Catalogue Number: 04U068
Reference: ODE 1284-2
Description: As a demonstration of the technical and expressive capabilities of the cello, you probably can’t do much better than this stimulating disc of works by two of the outstanding composers of the generation of Finnish modernists now at the pinnacle of worldwide recognition. Although their aesthetic aims, to say nothing of the extreme virtuosity they require of their performers, are not dissimilar, the music could not sound more different or identifiably personal. Salonen's works are more solid, concrete; their extravagant virtuosity has more to do with stretching the technical boundaries of the instrument than with discovering new extended timbres. In fact Yta (Surface) is a kind of rebuttal to the post-serial hyper-complexicists, with a different staff for each string of an instrument and twenty-four simultaneous types of expression from one instrumentalist.
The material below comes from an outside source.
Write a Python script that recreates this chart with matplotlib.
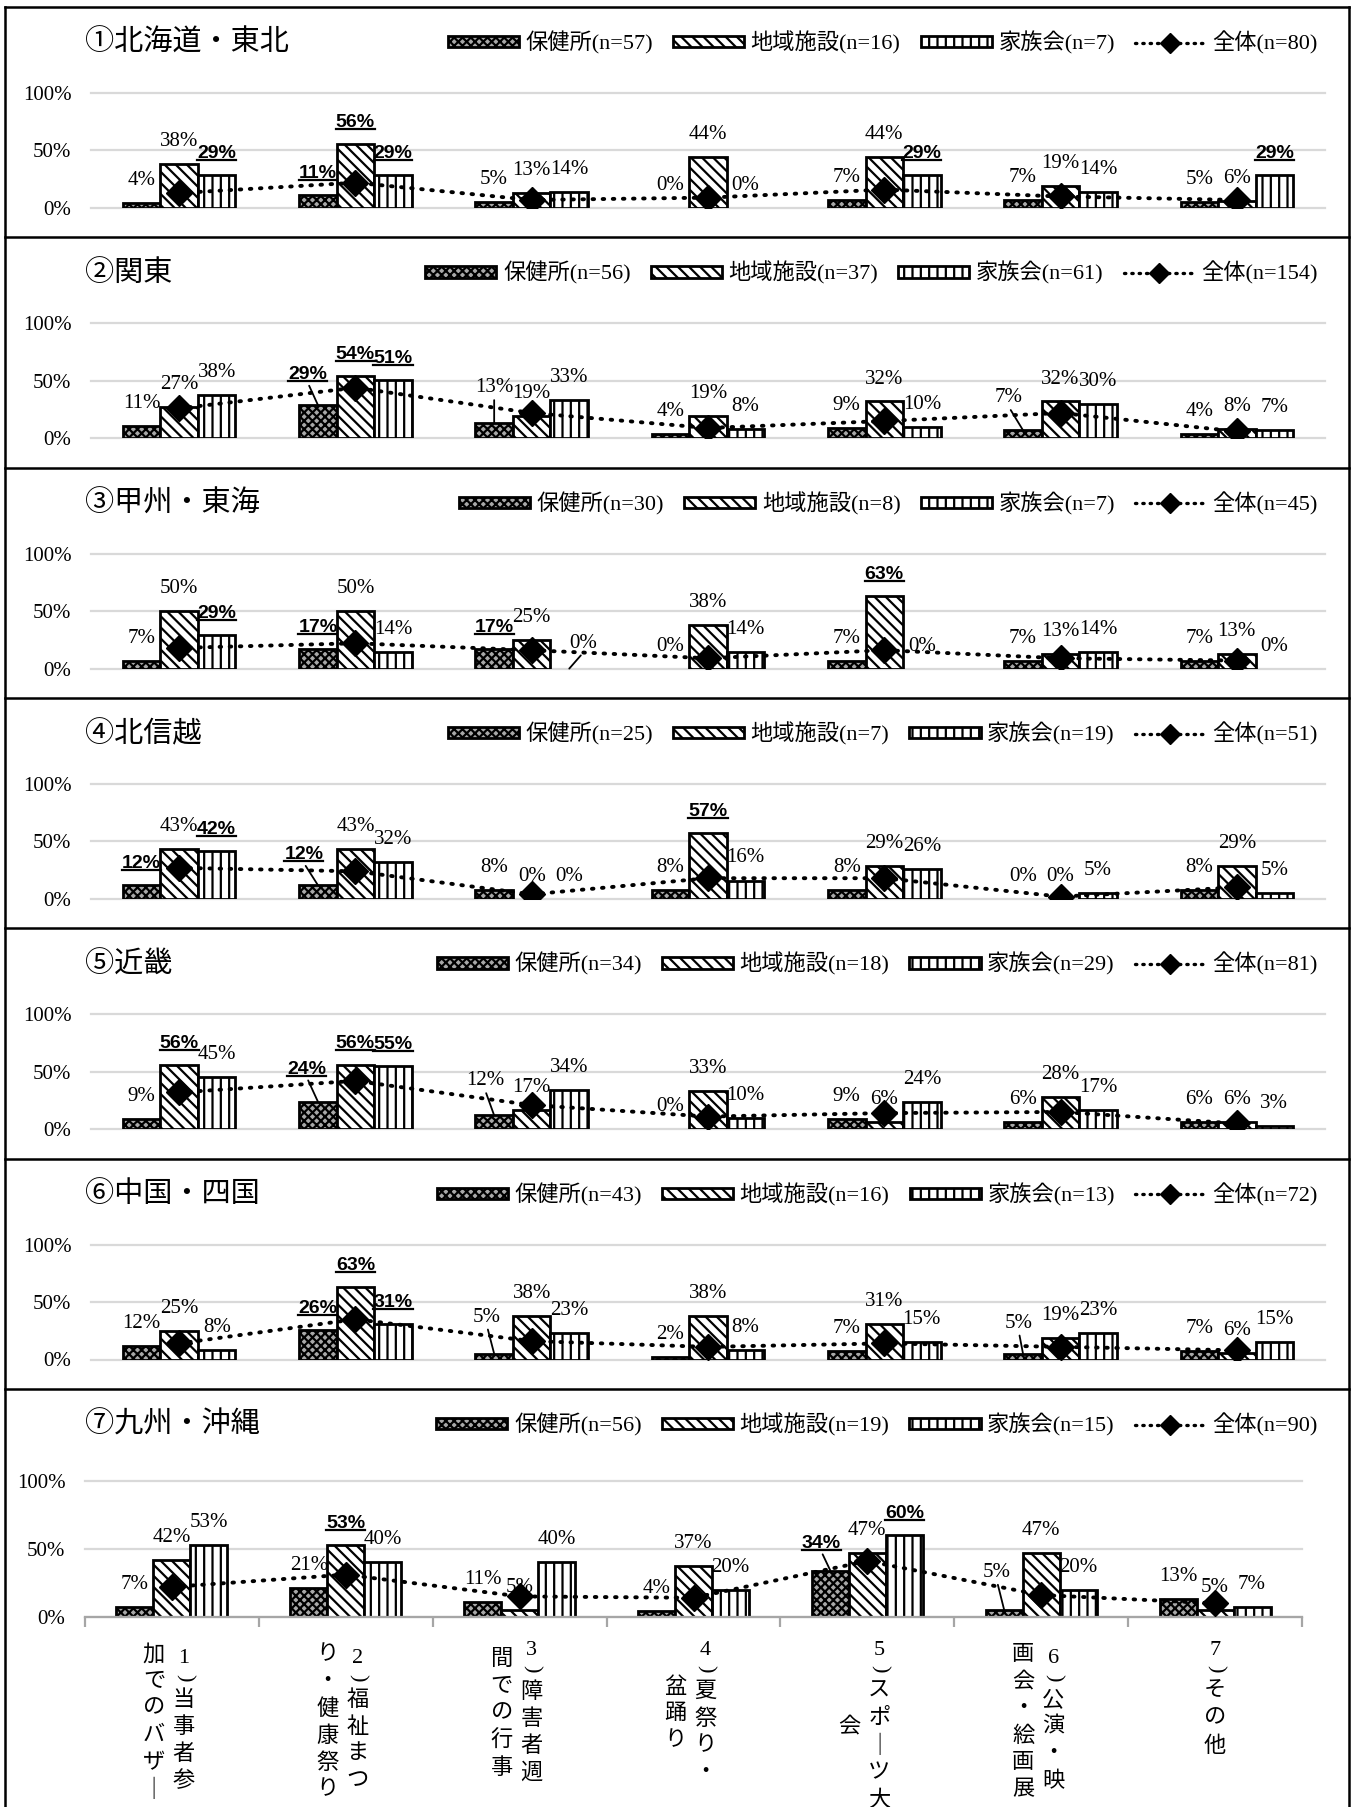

The piece is formidably difficult, but as the composer says: "practical man that I am ... I wanted the form ... to be constantly audible, in other words on the surface, and no hidden structure. Everything is transparent, and the listener has no difficulties following the process because there is only one musical plane”. The first movement of Knock, Breathe, Shine is likewise an exercise in blistering virtuosity, but the beautiful, plaintively pleading melody of the second movement reveals the work’s deeper inspiration. The title is taken from one of the Holy Sonnets of John Donne, a plea for the supplicant to be subsumed into the godhead, and Salonen went on to re-use this prayerful music as the basis of a setting of the Dona nobis pacem. When extroverted music returns in the final section, it is with a sense of striving toward a spiritual goal. The titles of Saariaho's pieces - Petals, butterflies - suggest the character of the music; subtly shaded in iridescent colors, the works abound in movement, a deceptively apparent fragility and evanescence. The composer’s sense of timbre and innovation in the use of extended techniques (including extensive scordatura tuning in Spins and Spells) is, as always, second to none, with fluttering tremolandi in harmonics and subtle whispering tones a standard part of her vocabulary. The composers' contributions to the 31-composer Mystery Variations project on the Chiacona by Giuseppe Colombi (1635-94) are included along with the original piece (you can hear the whole set here - 02O083). Wilhelmina Smith (cello).